- Court: Constitutional Court of South Africa
- Full case name: State v Makwanyane and Another
- Decided: 6 June 1995
- Citations: [1995] ZACC 3, 1995 (3) SA 391 (CC), 1995 (6) BCLR 665 (CC), [1996] 2 CHRLD 164, 1995 (2) SACR 1 (CC)

Case history
- Prior action: Referral from Appellate Division [1994] ZASCA 76

Court membership
- Judges sitting: Chaskalson P, Ackermann, Didcott, Kriegler, Langa, Madala, Mahomed, Mokgoro, O'Regan & Sachs JJ, Kentridge AJ

Case opinions
- The death penalty is inconsistent with the Interim Constitution; the provisions of the Criminal Procedure Act, or any other law, sanctioning capital punishment are invalid.
- Decision by: Chaskalson (all judges wrote concurring opinions)

Keywords
- capital punishment, human rights, constitutional law

= S v Makwanyane =

South African legal case

S v Makwanyane and Another (CCT 3/94) was a landmark 1995 judgment of the Constitutional Court of South Africa. It established that capital punishment was inconsistent with the commitment to human rights expressed in the Interim Constitution. The court's ruling invalidated section 277(1)(a) of the Criminal Procedure Act 51 of 1977, which had provided for use of the death penalty, along with any similar provisions in any other law in force in South Africa. The court also forbade the government from carrying out the death sentence on any prisoners awaiting execution, ruling that they should remain in prison until new sentences were imposed. Delivered on 6 June, this was the newly established court's "first politically important and publicly controversial holding."

== Chance ==
The Court held that, in practice, there was an element of chance at every stage of the process of implementing the death penalty:

The outcome may be dependent upon factors such as the way the case is investigated by the police, the way the case is presented by the prosecutor, how effectively the accused is defended, the personality and particular attitude to capital punishment of the trial judge and, if the matter goes on appeal, the particular judges who are selected to hear the case. Race and poverty are also alleged to be factors.

== Human rights ==
The Court held further that the rights to life and dignity were the most important of all human rights and the source of all the other personal rights detailed in Chapter 3 of the Interim Constitution. Having committed to a society premised on the recognition and realisation of human rights, the State was required to value these two rights above all others, and to demonstrate that valuation in everything it did, including the punishment of criminals. This would not be achieved by depersonalising and executing murderers, even as a deterrent to others. Quite apart from the fact that vengeance or payback had not the same constitutional heft as the right to life and the right to dignity, the court was not satisfied that it had been shown that capital punishment would be more effective as a deterrent than a life sentence. Chaskalson P, writing for the majority, concluded that

the death sentence destroys life, which is protected without reservation under section 9 of our Constitution, it annihilates human dignity which is protected under section 10, elements of arbitrariness are present in its enforcement and it is irremediable [...]. I am satisfied that in the context of our Constitution the death penalty is indeed a cruel, inhuman and degrading punishment. "
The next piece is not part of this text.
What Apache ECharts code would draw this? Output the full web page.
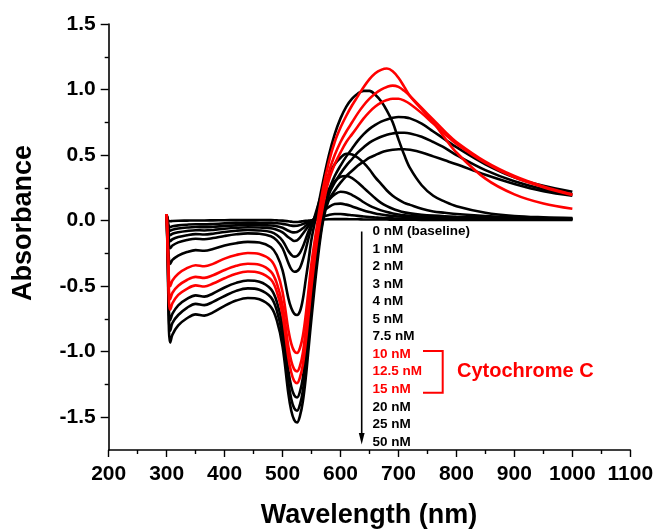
<!DOCTYPE html>
<html>
<head>
<meta charset="utf-8">
<script src="https://cdn.jsdelivr.net/npm/echarts@6/dist/echarts.min.js"></script>
<style>
html,body{margin:0;padding:0;background:#fff;}
#chart{width:657px;height:531px;}
</style>
</head>
<body>
<div id="chart"></div>
<script>
const wavelengths = [300,302,304,306,310,320,335,350,365,380,400,420,440,460,480,490,500,510,515,520,525,530,535,540,545,550,560,570,580,590,600,610,620,630,640,650,660,670,680,690,700,710,720,740,760,780,800,850,900,950,1000];

const s0nM = [0.04,0.01,-0.005,-0.005,-0.003,-0.001,0.0,0.001,0.001,0.002,0.003,0.004,0.005,0.005,0.004,0.002,0.0,-0.005,-0.008,-0.01,-0.01,-0.008,-0.005,-0.002,0.0,0.002,0.005,0.008,0.01,0.011,0.011,0.011,0.01,0.01,0.009,0.009,0.008,0.008,0.008,0.007,0.007,0.007,0.007,0.006,0.006,0.006,0.006,0.005,0.005,0.005,0.005];
const s1nM = [0.04,-0.01,-0.045,-0.05,-0.043,-0.036,-0.031,-0.028,-0.029,-0.026,-0.021,-0.017,-0.015,-0.016,-0.017,-0.02,-0.025,-0.034,-0.038,-0.04,-0.039,-0.034,-0.026,-0.018,-0.01,-0.002,0.015,0.03,0.043,0.05,0.05,0.046,0.041,0.036,0.031,0.027,0.024,0.021,0.019,0.017,0.015,0.014,0.013,0.012,0.011,0.01,0.01,0.009,0.008,0.008,0.008];
const s2nM = [0.04,-0.02,-0.07,-0.077,-0.069,-0.06,-0.053,-0.049,-0.05,-0.047,-0.041,-0.036,-0.033,-0.034,-0.037,-0.043,-0.055,-0.077,-0.086,-0.09,-0.087,-0.075,-0.058,-0.04,-0.022,-0.005,0.03,0.07,0.105,0.127,0.13,0.122,0.108,0.092,0.078,0.066,0.055,0.047,0.04,0.035,0.031,0.028,0.025,0.021,0.018,0.016,0.015,0.013,0.011,0.01,0.01];
const s3nM = [0.045,-0.03,-0.10,-0.112,-0.10,-0.089,-0.079,-0.073,-0.075,-0.071,-0.062,-0.055,-0.051,-0.053,-0.058,-0.07,-0.09,-0.127,-0.142,-0.155,-0.15,-0.13,-0.10,-0.07,-0.04,-0.01,0.05,0.11,0.16,0.20,0.22,0.215,0.195,0.17,0.14,0.115,0.095,0.078,0.065,0.055,0.047,0.041,0.037,0.031,0.027,0.024,0.022,0.018,0.015,0.013,0.012];
const s4nM = [0.045,-0.05,-0.14,-0.157,-0.142,-0.125,-0.111,-0.103,-0.106,-0.10,-0.087,-0.077,-0.072,-0.075,-0.087,-0.11,-0.153,-0.232,-0.26,-0.275,-0.27,-0.245,-0.20,-0.14,-0.08,-0.03,0.07,0.16,0.24,0.30,0.335,0.34,0.325,0.29,0.25,0.21,0.17,0.135,0.11,0.09,0.075,0.063,0.055,0.045,0.038,0.033,0.03,0.025,0.02,0.018,0.015];
const s5nM = [0.05,-0.07,-0.19,-0.21,-0.19,-0.166,-0.148,-0.138,-0.142,-0.133,-0.117,-0.104,-0.097,-0.10,-0.119,-0.15,-0.211,-0.323,-0.37,-0.39,-0.385,-0.36,-0.30,-0.22,-0.13,-0.05,0.10,0.24,0.35,0.43,0.48,0.51,0.505,0.48,0.44,0.39,0.33,0.28,0.23,0.19,0.16,0.135,0.12,0.09,0.07,0.06,0.05,0.035,0.025,0.02,0.015];
const s7p5nM = [0.05,-0.12,-0.30,-0.33,-0.30,-0.267,-0.24,-0.225,-0.23,-0.217,-0.19,-0.172,-0.162,-0.167,-0.203,-0.262,-0.38,-0.592,-0.667,-0.709,-0.72,-0.692,-0.60,-0.45,-0.30,-0.14,0.08,0.30,0.50,0.66,0.78,0.87,0.93,0.97,0.99,0.99,0.96,0.91,0.84,0.75,0.62,0.50,0.40,0.27,0.19,0.145,0.11,0.06,0.035,0.025,0.02];
const s10nM = [0.05,-0.18,-0.45,-0.50,-0.457,-0.405,-0.363,-0.34,-0.348,-0.33,-0.29,-0.262,-0.247,-0.255,-0.303,-0.384,-0.545,-0.835,-0.938,-0.995,-1.01,-0.972,-0.88,-0.72,-0.52,-0.32,-0.02,0.25,0.45,0.60,0.71,0.80,0.88,0.95,1.02,1.08,1.125,1.15,1.16,1.14,1.09,1.02,0.95,0.85,0.75,0.63,0.52,0.32,0.20,0.13,0.09];
const s12p5nM = [0.05,-0.22,-0.54,-0.60,-0.55,-0.497,-0.453,-0.429,-0.437,-0.417,-0.377,-0.345,-0.329,-0.337,-0.39,-0.477,-0.649,-0.961,-1.072,-1.134,-1.15,-1.109,-1.01,-0.83,-0.63,-0.42,-0.08,0.18,0.37,0.50,0.60,0.68,0.75,0.82,0.88,0.93,0.97,1.00,1.02,1.03,1.02,0.99,0.95,0.86,0.77,0.68,0.60,0.45,0.34,0.26,0.20];
const s15nM = [0.05,-0.25,-0.62,-0.68,-0.63,-0.567,-0.52,-0.494,-0.503,-0.48,-0.44,-0.405,-0.388,-0.397,-0.451,-0.541,-0.72,-1.044,-1.159,-1.223,-1.24,-1.197,-1.10,-0.93,-0.72,-0.50,-0.14,0.12,0.31,0.43,0.52,0.60,0.66,0.72,0.78,0.83,0.87,0.90,0.92,0.93,0.93,0.915,0.89,0.82,0.74,0.66,0.585,0.44,0.33,0.255,0.195];
const s20nM = [0.05,-0.28,-0.70,-0.76,-0.71,-0.646,-0.597,-0.57,-0.58,-0.556,-0.51,-0.475,-0.457,-0.466,-0.523,-0.618,-0.805,-1.145,-1.265,-1.332,-1.35,-1.305,-1.20,-1.02,-0.80,-0.58,-0.22,0.05,0.23,0.34,0.42,0.49,0.55,0.61,0.66,0.70,0.73,0.755,0.772,0.784,0.79,0.788,0.78,0.74,0.68,0.62,0.56,0.43,0.33,0.265,0.22];
const s25nM = [0.05,-0.30,-0.76,-0.84,-0.78,-0.72,-0.665,-0.635,-0.645,-0.62,-0.575,-0.536,-0.517,-0.527,-0.586,-0.685,-0.881,-1.235,-1.361,-1.431,-1.45,-1.403,-1.30,-1.11,-0.89,-0.66,-0.27,0.02,0.20,0.29,0.36,0.42,0.47,0.52,0.56,0.595,0.62,0.64,0.655,0.665,0.67,0.67,0.665,0.64,0.60,0.555,0.50,0.385,0.30,0.24,0.20];
const s50nM = [0.05,-0.33,-0.84,-0.93,-0.87,-0.80,-0.745,-0.715,-0.725,-0.70,-0.65,-0.61,-0.59,-0.60,-0.66,-0.76,-0.96,-1.32,-1.45,-1.52,-1.54,-1.49,-1.38,-1.20,-0.97,-0.74,-0.32,0.0,0.16,0.23,0.29,0.34,0.38,0.42,0.45,0.48,0.50,0.52,0.533,0.541,0.545,0.545,0.54,0.52,0.49,0.46,0.43,0.35,0.28,0.225,0.19];

const legendLabels = ['0 nM (baseline)','1 nM','2 nM','3 nM','4 nM','5 nM','7.5 nM','10 nM','12.5 nM','15 nM','20 nM','25 nM','50 nM'];
const legendRed = [false,false,false,false,false,false,false,true,true,true,false,false,false];
const seriesValues = [s0nM,s1nM,s2nM,s3nM,s4nM,s5nM,s7p5nM,s10nM,s12p5nM,s15nM,s20nM,s25nM,s50nM];
const yMajorTicks = [-1.5,-1.0,-0.5,0.0,0.5,1.0,1.5];
const yMinorTicks = [-1.25,-0.75,-0.25,0.25,0.75,1.25];
const xAxisTitle = 'Wavelength (nm)';
const yAxisTitle = 'Absorbance';
const groupLabel = 'Cytochrome C';

const FONT = '"Liberation Sans", Arial, Helvetica, sans-serif';
const chart = echarts.init(document.getElementById('chart'), null, {renderer:'canvas'});

const order = [0,1,2,3,4,5,6,10,11,12,7,8,9];
const series = order.map(i => ({
  name: legendLabels[i],
  type: 'line',
  data: wavelengths.map((w, k) => [w, seriesValues[i][k]]),
  showSymbol: false,
  smooth: 0.35,
  lineStyle: { width: 2.6, color: legendRed[i] ? '#ff0000' : '#000000' },
  itemStyle: { color: legendRed[i] ? '#ff0000' : '#000000' },
  emphasis: { disabled: true },
  animation: false,
  z: legendRed[i] ? 3 : 2
}));

const legendTop = 232.3, legendStep = 17.55, legendX = 372.5;
const graphics = [];
legendLabels.forEach((lab, i) => {
  graphics.push({
    type: 'text', left: legendX, top: legendTop + i*legendStep - 8, z: 10,
    style: { text: lab, fill: legendRed[i] ? '#ff0000' : '#000000', font: 'bold 13.5px ' + FONT }
  });
});
// arrow
graphics.push({ type:'line', z:10, shape:{x1:361.7,y1:231.5,x2:361.7,y2:436}, style:{stroke:'#000',lineWidth:1.6} });
graphics.push({ type:'polygon', z:10, shape:{points:[[358.8,433],[364.6,433],[361.7,444.5]]}, style:{fill:'#000'} });
// bracket
graphics.push({ type:'polyline', z:10, shape:{points:[[423,351],[442.7,351],[442.7,392.7],[423,392.7]]}, style:{stroke:'#ff0000',lineWidth:2,fill:null} });
graphics.push({ type:'text', z:10, left: 457, top: 372.7 - 11.5, style:{ text: groupLabel, fill:'#ff0000', font:'bold 20px ' + FONT } });
// axis titles
graphics.push({ type:'text', z:10, x: 369, y: 516, style:{ text: xAxisTitle, fill:'#000', font:'bold 27px ' + FONT, textAlign:'center', textVerticalAlign:'middle' } });
graphics.push({ type:'text', z:10, x: 24, y: 223, rotation: Math.PI/2, style:{ text: yAxisTitle, fill:'#000', font:'bold 27px ' + FONT, textAlign:'center', textVerticalAlign:'middle' } });

const option = {
  backgroundColor: '#ffffff',
  animation: false,
  grid: { left: 108.7, right: 26.7, top: 24, bottom: 81, containLabel: false },
  xAxis: {
    type: 'value', min: 200, max: 1100, interval: 100,
    axisLine: { show: true, onZero: false, lineStyle: { color: '#000', width: 1.6 } },
    axisTick: { show: true, length: 7, lineStyle: { color: '#000', width: 1.4 } },
    minorTick: { show: true, splitNumber: 2, length: 4, lineStyle: { color: '#000', width: 1.4 } },
    splitLine: { show: false }, minorSplitLine: { show: false },
    axisLabel: { color: '#000', fontFamily: FONT, fontWeight: 'bold', fontSize: 21, margin: 14,
      formatter: v => String(v) }
  },
  yAxis: [{
    type: 'value', min: -1.75, max: 1.5, interval: 0.25,
    axisLine: { show: true, onZero: false, lineStyle: { color: '#000', width: 1.6 } },
    axisTick: { show: true, length: 8, customValues: yMajorTicks, lineStyle: { color: '#000', width: 1.4 } },
    splitLine: { show: false },
    axisLabel: { color: '#000', fontFamily: FONT, fontWeight: 'bold', fontSize: 21, margin: 13,
      customValues: yMajorTicks, formatter: v => Number(v).toFixed(1) }
  }, {
    type: 'value', min: -1.75, max: 1.5, interval: 0.25, position: 'left',
    axisLine: { show: false },
    axisTick: { show: true, length: 4, customValues: yMinorTicks, lineStyle: { color: '#000', width: 1.4 } },
    splitLine: { show: false },
    axisLabel: { show: false }
  }],
  series: series,
  graphic: graphics
};
chart.setOption(option);
</script>
</body>
</html>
The court also affirmed its commitment to the principle of constitutionalism, and more specifically constitutional values such as freedom, dignity and equality, by rejecting the "arbitrary and capricious" nature of the death penalty. Ackermann J made this much clear in his judgment:

We have moved from a past characterised by much which was arbitrary and unequal in the operation of the law to a present and a future in a constitutional state where state action must be such that it is capable of being analysed and justified rationally. The idea of the constitutional state presupposes a system whose operation can be rationally tested against or in terms of the law. Arbitrariness, by its very nature, is dissonant with these core concepts of our new constitutional order. Neither arbitrary action nor laws or rules which are inherently arbitrary or must lead to arbitrary application can, in any real sense, be tested against the precepts or principles of the Constitution.

He went on to cite Prof. Etienne Mureinik in this regard: "If the new Constitution is a bridge away from a culture of authority, it is clear what it must be a bridge to. It must lead to a culture of justification—a culture in which every exercise of power is expected to be justified [....] If the Constitution is to be a bridge in this direction, it is plain that the Bill of Rights must be its chief strut."

== Public opinion ==
Although it was widely believed that a majority of the population favoured retention of the death penalty, the court affirmed its commitment to its duties as an independent arbiter of the Constitution. It would not act merely as a vector for public opinion:

The question before us, however, is not what the majority of South Africans believe a proper sentence for murder should be. It is whether the Constitution allows the sentence.

If public opinion were to be decisive, Chaskalson reasoned, there would be no need for constitutional assessment and adjudication. Although popular sentiment could have some bearing on the court's considerations, "in itself, it is no substitute for the duty vested in the Courts to interpret the Constitution and to uphold its provisions without fear or favour." This was consistent with South Africa's recent passage from parliamentary sovereignty to supremacy of the constitution.